§ **Work instructions**
Where a line holds the word "React", copy that line.
-- Recorded data start --
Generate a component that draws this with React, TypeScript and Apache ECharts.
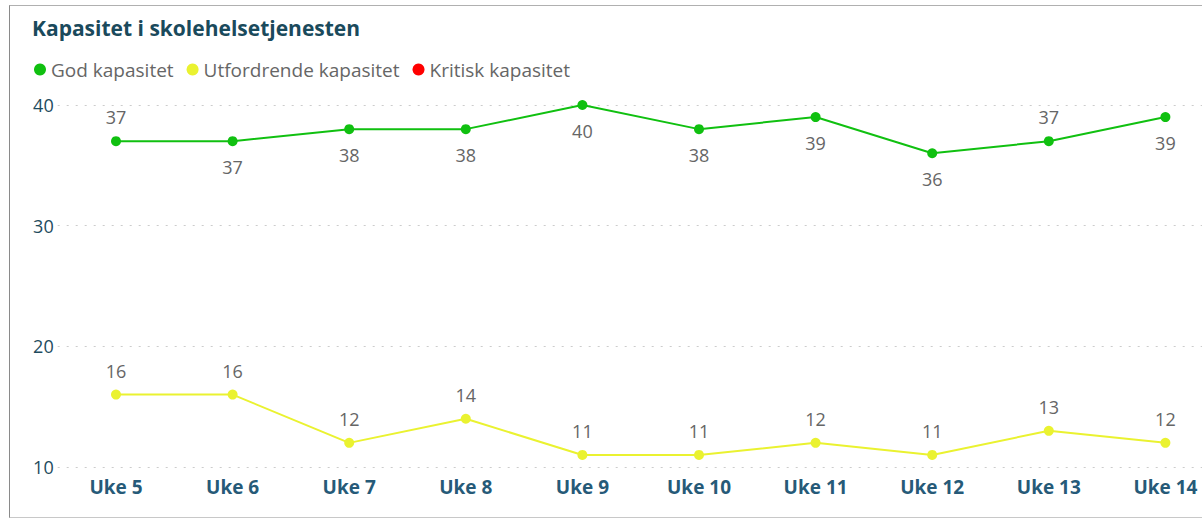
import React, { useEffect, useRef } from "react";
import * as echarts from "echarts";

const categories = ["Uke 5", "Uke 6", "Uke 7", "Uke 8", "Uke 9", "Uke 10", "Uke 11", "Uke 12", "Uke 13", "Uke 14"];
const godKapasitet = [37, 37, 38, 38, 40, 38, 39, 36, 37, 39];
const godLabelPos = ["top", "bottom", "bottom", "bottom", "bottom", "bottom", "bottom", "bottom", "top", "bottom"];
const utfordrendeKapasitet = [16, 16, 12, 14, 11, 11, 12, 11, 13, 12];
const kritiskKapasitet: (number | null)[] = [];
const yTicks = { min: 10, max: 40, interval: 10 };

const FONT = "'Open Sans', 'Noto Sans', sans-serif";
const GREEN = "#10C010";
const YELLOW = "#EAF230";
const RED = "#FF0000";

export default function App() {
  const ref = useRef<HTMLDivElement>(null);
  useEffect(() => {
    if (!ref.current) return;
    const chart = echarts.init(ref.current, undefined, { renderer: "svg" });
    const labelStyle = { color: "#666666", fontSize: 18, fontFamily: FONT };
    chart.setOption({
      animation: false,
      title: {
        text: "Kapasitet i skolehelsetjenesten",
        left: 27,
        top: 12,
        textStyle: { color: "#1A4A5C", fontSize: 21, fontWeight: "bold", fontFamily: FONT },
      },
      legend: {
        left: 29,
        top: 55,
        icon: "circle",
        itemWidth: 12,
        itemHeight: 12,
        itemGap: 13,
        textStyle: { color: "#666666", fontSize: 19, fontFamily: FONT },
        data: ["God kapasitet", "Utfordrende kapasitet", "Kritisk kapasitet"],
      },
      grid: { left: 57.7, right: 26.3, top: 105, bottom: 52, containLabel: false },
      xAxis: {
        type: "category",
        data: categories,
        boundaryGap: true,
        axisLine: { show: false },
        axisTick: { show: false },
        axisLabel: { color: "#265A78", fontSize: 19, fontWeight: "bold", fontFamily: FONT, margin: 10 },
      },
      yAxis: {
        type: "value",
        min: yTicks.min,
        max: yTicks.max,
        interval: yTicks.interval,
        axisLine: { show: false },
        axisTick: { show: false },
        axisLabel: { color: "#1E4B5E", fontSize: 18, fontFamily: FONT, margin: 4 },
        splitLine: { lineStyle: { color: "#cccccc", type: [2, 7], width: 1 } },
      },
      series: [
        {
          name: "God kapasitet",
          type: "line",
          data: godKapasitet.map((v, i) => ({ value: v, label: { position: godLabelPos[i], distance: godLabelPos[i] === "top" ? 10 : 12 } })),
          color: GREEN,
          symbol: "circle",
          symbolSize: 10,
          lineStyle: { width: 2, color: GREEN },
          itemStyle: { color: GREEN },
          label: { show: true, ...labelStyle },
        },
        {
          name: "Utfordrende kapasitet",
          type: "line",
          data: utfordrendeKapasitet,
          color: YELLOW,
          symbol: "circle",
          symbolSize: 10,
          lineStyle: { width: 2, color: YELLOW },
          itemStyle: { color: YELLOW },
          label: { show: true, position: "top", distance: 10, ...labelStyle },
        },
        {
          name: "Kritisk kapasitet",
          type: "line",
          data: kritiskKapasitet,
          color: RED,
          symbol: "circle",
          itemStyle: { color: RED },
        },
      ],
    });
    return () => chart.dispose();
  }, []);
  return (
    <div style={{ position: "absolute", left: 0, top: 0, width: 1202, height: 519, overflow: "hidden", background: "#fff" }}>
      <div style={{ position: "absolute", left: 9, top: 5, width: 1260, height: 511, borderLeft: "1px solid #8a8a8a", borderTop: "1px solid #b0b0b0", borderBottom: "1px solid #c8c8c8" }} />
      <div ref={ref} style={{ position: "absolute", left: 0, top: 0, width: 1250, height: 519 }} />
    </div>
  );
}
-- Recorded data end --
§ **Response**
Generate a component that draws this with React, TypeScript and Apache ECharts.
import React, { useEffect, useRef } from "react";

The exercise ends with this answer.